The 68th American Society for Mass Spectrometry (ASMS) Conference on Mass Spectrometry and Allied Topics will be held from May 31 to June 4, 2020 in Houston, Texas. This annual conference sees more than 6,500 attendees and more than 3,000 poster presentations and talks. If you’re looking for cutting edge information on mass spectrometry, ASMS is the event for you.
“This year, we wanted to add more diversity to the program,” says Dr. Susan Richardson, Arthur Sease Williams Professor of Chemistry at the University of South Carolina and the ASMS vice president for programs.
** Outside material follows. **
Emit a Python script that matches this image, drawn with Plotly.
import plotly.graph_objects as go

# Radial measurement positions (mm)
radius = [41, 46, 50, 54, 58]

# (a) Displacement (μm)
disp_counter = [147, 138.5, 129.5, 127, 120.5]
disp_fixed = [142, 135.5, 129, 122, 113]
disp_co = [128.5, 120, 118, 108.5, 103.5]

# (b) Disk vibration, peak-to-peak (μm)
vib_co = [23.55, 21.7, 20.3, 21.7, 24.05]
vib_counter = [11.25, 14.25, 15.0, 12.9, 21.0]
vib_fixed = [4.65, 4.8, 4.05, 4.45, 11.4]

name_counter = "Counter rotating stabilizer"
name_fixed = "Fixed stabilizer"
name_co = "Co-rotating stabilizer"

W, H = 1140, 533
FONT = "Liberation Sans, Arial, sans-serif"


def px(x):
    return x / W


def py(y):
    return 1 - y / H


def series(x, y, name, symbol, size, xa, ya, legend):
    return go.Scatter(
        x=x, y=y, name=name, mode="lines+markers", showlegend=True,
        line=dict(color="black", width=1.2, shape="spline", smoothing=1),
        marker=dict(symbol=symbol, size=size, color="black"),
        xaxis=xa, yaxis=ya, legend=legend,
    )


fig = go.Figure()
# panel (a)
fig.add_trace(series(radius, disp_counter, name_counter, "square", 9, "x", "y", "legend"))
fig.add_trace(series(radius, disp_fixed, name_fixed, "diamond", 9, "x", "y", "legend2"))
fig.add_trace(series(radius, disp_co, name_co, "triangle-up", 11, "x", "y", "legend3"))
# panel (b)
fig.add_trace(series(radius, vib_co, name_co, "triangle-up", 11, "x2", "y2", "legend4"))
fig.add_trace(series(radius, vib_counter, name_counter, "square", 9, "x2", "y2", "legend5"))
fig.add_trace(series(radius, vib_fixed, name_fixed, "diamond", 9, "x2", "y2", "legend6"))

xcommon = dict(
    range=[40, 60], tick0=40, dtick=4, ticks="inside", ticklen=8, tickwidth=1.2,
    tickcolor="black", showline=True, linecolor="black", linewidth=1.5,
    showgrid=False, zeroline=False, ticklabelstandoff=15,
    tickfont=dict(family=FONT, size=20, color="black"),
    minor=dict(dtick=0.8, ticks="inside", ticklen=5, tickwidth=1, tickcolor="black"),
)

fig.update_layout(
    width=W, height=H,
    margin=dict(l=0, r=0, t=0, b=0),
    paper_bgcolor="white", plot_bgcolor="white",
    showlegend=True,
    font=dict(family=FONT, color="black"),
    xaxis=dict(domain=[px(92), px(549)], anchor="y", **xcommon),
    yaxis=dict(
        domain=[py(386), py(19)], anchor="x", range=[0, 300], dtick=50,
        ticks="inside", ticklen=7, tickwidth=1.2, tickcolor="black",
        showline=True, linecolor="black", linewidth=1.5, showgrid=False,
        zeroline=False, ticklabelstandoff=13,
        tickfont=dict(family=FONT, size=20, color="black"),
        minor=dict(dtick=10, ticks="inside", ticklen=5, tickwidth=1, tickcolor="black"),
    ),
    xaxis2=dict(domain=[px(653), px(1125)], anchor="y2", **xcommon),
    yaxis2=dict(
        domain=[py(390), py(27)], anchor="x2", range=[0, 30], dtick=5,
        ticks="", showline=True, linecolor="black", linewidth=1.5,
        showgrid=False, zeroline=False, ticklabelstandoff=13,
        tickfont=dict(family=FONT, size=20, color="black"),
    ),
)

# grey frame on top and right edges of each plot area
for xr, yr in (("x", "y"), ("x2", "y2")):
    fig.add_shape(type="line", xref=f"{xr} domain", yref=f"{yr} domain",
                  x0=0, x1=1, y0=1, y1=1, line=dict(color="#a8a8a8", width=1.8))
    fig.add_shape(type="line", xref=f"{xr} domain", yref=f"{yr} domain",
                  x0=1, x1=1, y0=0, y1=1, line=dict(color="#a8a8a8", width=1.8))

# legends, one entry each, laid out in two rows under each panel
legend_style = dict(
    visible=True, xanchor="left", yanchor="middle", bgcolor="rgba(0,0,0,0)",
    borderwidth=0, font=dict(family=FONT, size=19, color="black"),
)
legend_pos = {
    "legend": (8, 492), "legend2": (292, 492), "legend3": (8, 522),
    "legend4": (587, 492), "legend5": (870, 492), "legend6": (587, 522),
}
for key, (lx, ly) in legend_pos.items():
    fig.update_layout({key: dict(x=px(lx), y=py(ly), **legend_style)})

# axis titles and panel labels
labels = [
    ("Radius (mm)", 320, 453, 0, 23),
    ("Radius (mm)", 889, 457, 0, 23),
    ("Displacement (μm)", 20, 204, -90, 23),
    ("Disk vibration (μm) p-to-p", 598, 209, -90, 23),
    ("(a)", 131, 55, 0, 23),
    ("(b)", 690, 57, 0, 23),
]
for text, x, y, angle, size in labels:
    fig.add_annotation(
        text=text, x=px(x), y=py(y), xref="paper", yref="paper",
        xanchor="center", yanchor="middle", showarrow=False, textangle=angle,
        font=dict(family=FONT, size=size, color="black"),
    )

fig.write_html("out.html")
Session topics for this year’s conference include cannabis, art and archaeology and paleontology, clinical mass spectrometry, petroleum and biofuels, forensics, food science, cancer research, and pharmaceuticals. With such a wide variety of subjects, there’s sure to be something for everyone.
Dr. Richardson shares that she is most excited about the plenary presentations: “The opening plenary speaker is involved with the Mars 2020 expedition.” Dr. Patricia M. Beauchamp is the chief technologist, engineering, and science directorate at NASA’s Jet Propulsion Laboratory. Launching in late July, the Mars 2020 rover is expected to land on February 18, 2021 and will be collecting the first planetary samples from the Jezero Crater.
The program at ASMS will be addressing more than just mass spectrometry applications. In her special keynote lecture, Dr. Corinne Moss-Racusin will discuss what the scientific studies have to say when it comes to gender bias in academic science and how it affects diversity and scientific excellence. “We’ve never done anything like this before,” adds Dr. Richardson.
An exciting new application that will be discussed at this year’s conference is single-cell mass spectrometry. In his tutorial lecture, Dr. Peter Nemes, associate professor of chemistry and biochemistry at the University of Maryland, College Park, will provide an overview of past, recent, and emerging technologies that enable single-cell mass spectrometry. “I will also discuss how data from single-cell mass spectrometry are beginning to reshape studies in the life sciences and have, in fact, led to recent discoveries in biology.”
The conference will end with a plenary lecture from Dr. Steve Brusatte, paleontologist at the University of Edinburgh. “My talk will be about dinosaurs, more-or-less based on the story I tell in my recent book The Rise and Fall of the Dinosaurs—the story of dinosaur history, where they came from, how they rose up to dominance and spread around the world and grew to enormous sizes, how some evolved into birds, and how all of the others suddenly went extinct when an asteroid hit.”
Dr. Brusatte’s lecture ties in perfectly with the closing event, which will take place at the Houston Museum of Natural Science. The museum offers exhibits of priceless gems and minerals as well as rare fossils. The Morian Hall of Paleontology is packed with prehistoric beasts that are positioned as if in action—eating, chasing, and escaping. You won’t want to miss this exciting event.
“This conference is different from other conferences,” says Dr. Richardson. “I learn the most at the ASMS conference.” Whatever your field of research or mass spectrometry application, you’ll be sure to take something valuable away from each of the sessions.